6. Term & Termination
1. Term of Agreement. This Agreement will begin on the Effective Date and continue in effect until all Orders and SOW expire or are terminated in accordance with this Agreement (e.g., Section 6.2.2), which may be done concurrently with termination of this Agreement.
2. Term of Order Forms. The term of each Order Form will be set forth therein, starting on the Effective Date specified therein and continuing for the initial Service term specified therein (“Initial Service Term”).
PLEASE CAREFULLY REVIEW THESE AUTOMATIC RENEWAL TERMS AND THOSE IN SECTION 7.2. Unless otherwise set forth in the applicable Order Form, or unless the Order Form is terminated in accordance with Section 6.2.2, upon expiration of the Initial Service Term, the relevant Order Form will renew automatically on an annual basis for subsequent renewal terms of twelve (12) months (each a “Renewal Service Term“), unless either Party notifies the other Party in writing, at least thirty (30) days (subject to Section 7.2) prior to the end of the then-current Service Term, that it chooses not to renew. The Initial Service Term and all Renewal Service Terms (if any) are referred to in this Agreement collectively as the “Service Term.”

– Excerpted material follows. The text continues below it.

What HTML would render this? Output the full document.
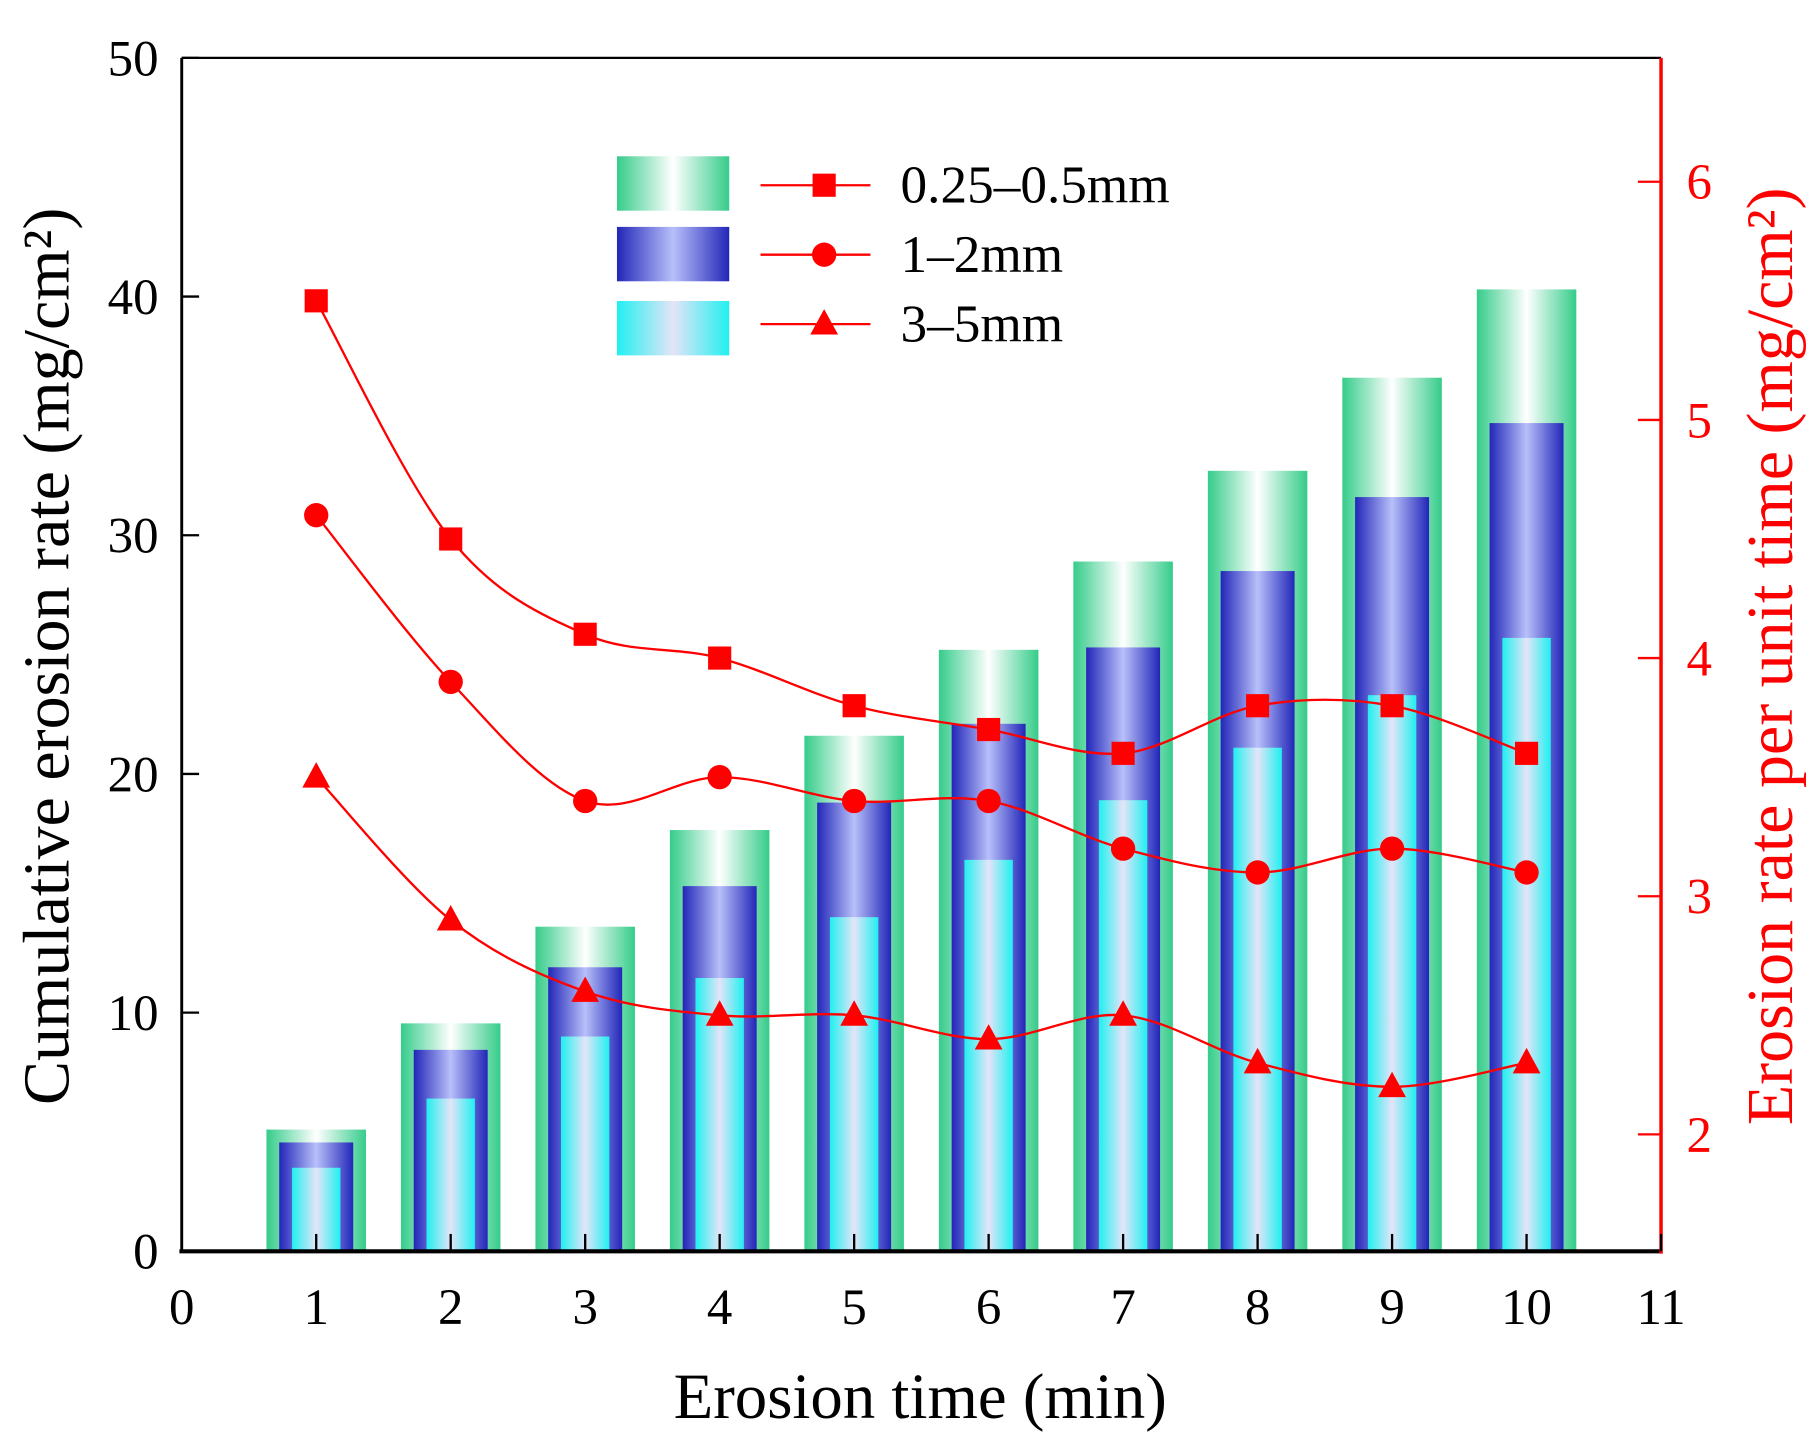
<!DOCTYPE html>
<html><head><meta charset="utf-8"><style>html,body{margin:0;padding:0;background:#fff}svg{display:block}text{font-family:"Liberation Serif",serif}</style></head>
<body>
<svg id="chart" width="1815" height="1440" viewBox="0 0 1568 1244" xmlns="http://www.w3.org/2000/svg">
<defs>
<linearGradient id="gGreen" x1="0" x2="1" y1="0" y2="0"><stop offset="0" stop-color="#35cc8a"/><stop offset="0.5" stop-color="#ffffff"/><stop offset="1" stop-color="#35cc8a"/></linearGradient>
<linearGradient id="gBlue" x1="0" x2="1" y1="0" y2="0"><stop offset="0" stop-color="#2226b8"/><stop offset="0.5" stop-color="#b8c0fa"/><stop offset="1" stop-color="#2226b8"/></linearGradient>
<linearGradient id="gCyan" x1="0" x2="1" y1="0" y2="0"><stop offset="0" stop-color="#20f0f0"/><stop offset="0.5" stop-color="#e4e4f8"/><stop offset="1" stop-color="#20f0f0"/></linearGradient>
</defs>
<g id="bars"></g><g id="lines"></g><g id="axes"></g><g id="legend"></g>
</svg>
<script>
const categories=[1,2,3,4,5,6,7,8,9,10];
const cumFine=[5.1,9.55,13.6,17.65,21.6,25.2,28.9,32.7,36.6,40.3];
const cumMid=[4.56,8.44,11.9,15.3,18.8,22.1,25.3,28.5,31.6,34.7];
const cumCoarse=[3.5,6.4,9.0,11.45,14.0,16.4,18.9,21.1,23.3,25.7];
const rateFine=[5.5,4.5,4.1,4.0,3.8,3.7,3.6,3.8,3.8,3.6];
const rateMid=[4.6,3.9,3.4,3.5,3.4,3.4,3.2,3.1,3.2,3.1];
const rateCoarse=[3.5,2.9,2.6,2.5,2.5,2.4,2.5,2.3,2.2,2.3];
const xTicks=[0,1,2,3,4,5,6,7,8,9,10,11];
const yTicks=[0,10,20,30,40,50];
const y2Ticks=[2,3,4,5,6];
const legendLabels=["0.25–0.5mm","1–2mm","3–5mm"];

const NS="http://www.w3.org/2000/svg";
const L=157,R=1435,T=50,B=1081;
const xS=v=>L+v*(R-L)/11;
const yS=v=>B-v*(B-T)/50;
const y2S=v=>157+(6-v)*205.75;
function mk(p,tag,at){const e=document.createElementNS(NS,tag);for(const k in at)e.setAttribute(k,at[k]);p.appendChild(e);return e;}
const gb=document.getElementById('bars'),gl=document.getElementById('lines'),ga=document.getElementById('axes'),gL=document.getElementById('legend');
const unit=(R-L)/11;
function bars(vals,w,fill,name){vals.forEach((v,i)=>{const x=xS(categories[i]);const r=mk(gb,'rect',{x:x-w*unit/2,y:yS(v),width:w*unit,height:B-yS(v),fill:fill});

});}
bars(cumFine,0.74,'url(#gGreen)','fine');
bars(cumMid,0.55,'url(#gBlue)','mid');
bars(cumCoarse,0.36,'url(#gCyan)','coarse');
function smooth(pts){let d=`M${pts[0][0]},${pts[0][1]}`;for(let i=0;i<pts.length-1;i++){const p0=pts[i-1]||pts[i],p1=pts[i],p2=pts[i+1],p3=pts[i+2]||p2;
d+=` C${p1[0]+(p2[0]-p0[0])/6},${p1[1]+(p2[1]-p0[1])/6} ${p2[0]-(p3[0]-p1[0])/6},${p2[1]-(p3[1]-p1[1])/6} ${p2[0]},${p2[1]}`;}return d;}
function marker(g,x,y,type){let e;if(type==='sq')e=mk(g,'rect',{x:x-10,y:y-10,width:20,height:20,fill:'#f00'});
else if(type==='ci')e=mk(g,'circle',{cx:x,cy:y,r:10.5,fill:'#f00'});
else e=mk(g,'polygon',{points:`${x},${y-13} ${x+12},${y+9} ${x-12},${y+9}`,fill:'#f00'});return e;}
function series(vals,type,name){const pts=vals.map((v,i)=>[xS(categories[i]),y2S(v)]);
const p=mk(gl,'path',{d:smooth(pts),fill:'none',stroke:'#f00','stroke-width':2});


pts.forEach((q,i)=>{const m=marker(gl,q[0],q[1],type);

});}
series(rateFine,'sq','rate-fine');series(rateMid,'ci','rate-mid');series(rateCoarse,'tr','rate-coarse');
mk(ga,'line',{x1:L,y1:T,x2:R,y2:T,stroke:'#000','stroke-width':2});
mk(ga,'line',{x1:L,y1:T,x2:L,y2:B,stroke:'#000','stroke-width':2.5});
mk(ga,'line',{x1:L-2,y1:B,x2:R,y2:B,stroke:'#000','stroke-width':3.5});
mk(ga,'line',{x1:R,y1:T,x2:R,y2:B+2,stroke:'#f00','stroke-width':3});
xTicks.forEach(v=>{const x=xS(v);mk(ga,'line',{x1:x,y1:B,x2:x,y2:B-15,stroke:'#000','stroke-width':2});
const t=mk(ga,'text',{x:x,y:B+63,'font-size':44,'text-anchor':'middle',fill:'#000'});t.textContent=v;

});
yTicks.forEach(v=>{const y=yS(v);mk(ga,'line',{x1:L,y1:y,x2:L+15,y2:y,stroke:'#000','stroke-width':2});
const t=mk(ga,'text',{x:L-20,y:y+15,'font-size':44,'text-anchor':'end',fill:'#000'});t.textContent=v;

});
y2Ticks.forEach(v=>{const y=y2S(v);mk(ga,'line',{x1:R,y1:y,x2:R-20,y2:y,stroke:'#f00','stroke-width':2});
const t=mk(ga,'text',{x:R+22,y:y+15,'font-size':44,fill:'#f00'});t.textContent=v;

});
let t=mk(ga,'text',{x:795,y:1225,'font-size':56,'text-anchor':'middle',fill:'#000'});t.textContent='Erosion time (min)';


t=mk(ga,'text',{x:0,y:0,'font-size':57,'text-anchor':'middle',fill:'#000',transform:'translate(59,567) rotate(-90)'});t.textContent='Cumulative erosion rate (mg/cm²)';


t=mk(ga,'text',{x:0,y:0,'font-size':57,'text-anchor':'middle',fill:'#f00',transform:'translate(1548,567) rotate(-90)'});t.textContent='Erosion rate per unit time (mg/cm²)';


const fills=['url(#gGreen)','url(#gBlue)','url(#gCyan)'],types=['sq','ci','tr'],boxY=[135,196,260],lineY=[160,220,280];
legendLabels.forEach((lab,i)=>{const g=mk(gL,'g',{});


mk(g,'rect',{x:533,y:boxY[i],width:97,height:47,fill:fills[i]});
mk(g,'line',{x1:657,y1:lineY[i],x2:752,y2:lineY[i],stroke:'#f00','stroke-width':2});
marker(g,712,lineY[i],types[i]);
const tx=mk(g,'text',{x:778,y:lineY[i]+15,'font-size':46,fill:'#000'});tx.textContent=lab;});
</script>
</body></html>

1. Termination of Agreement. Neither Party will have the right to terminate this Agreement without legally valid cause (no termination “for convednience”). Either Party may terminate this Agreement, but only by providing written notice to the other Party, and only after all Order Forms and SOW have expired or been terminated in accordance with this Agreement (e.g., Section 6.2.2), or concurrently therewith.
2. Termination of Order or SOW. Either Party may terminate any Order and/or SOW in accordance with their respective terms. If not specified in the applicable Order or SOW, then subject to the exclusive remedy provisions in this Agreement (e.g., in the sections regarding warranties and Service Credits): either Party may terminate any Order or SOW for cause upon written notice if the other Party fails to cure any material breach thereof, or any material breach of this Agreement, within thirty (30) days after receiving reasonably detailed written notice from the other Party alleging the breach. Either Party may terminate this Agreement, but only by providing written notice to the other Party, and only after all Orders and SOW have expired or been terminated in accordance with this Agreement (e.g., Section 6.2.2), or concurrently therewith.
- EFFECT OF TERMINATION
1. Effect of Expiration or Termination of Agreement. Sections 1, 2, 4.2, 5.3, 6, 8, 9, 10, 11, 12.3, 13, 14, 15, 16 and 17 of this Agreement will survive any expiration or termination of this Agreement. The applicable Order and SOW may identify additional terms that will survive any expiration or termination of this Agreement.
2. Effect of Termination of Order or SOW. Subject to the exclusive remedy provisions in this Agreement (e.g., in the sections regarding Compliance with Privacy Laws, Indemnification, Warranties and Service Levels): (a) if Customer terminates an Order, SOW and/or this Agreement for uncured material breach in accordance with this Agreement, Customer will be entitled to a refund, on a pro rata basis, of any Fees paid thereunder that are unused as of the termination effective date; and (b) if Colony terminates an Order, SOW and/or this Agreement for uncured material breach in accordance with Section 6.2, all amounts owed by Customer thereunder will become due and payable.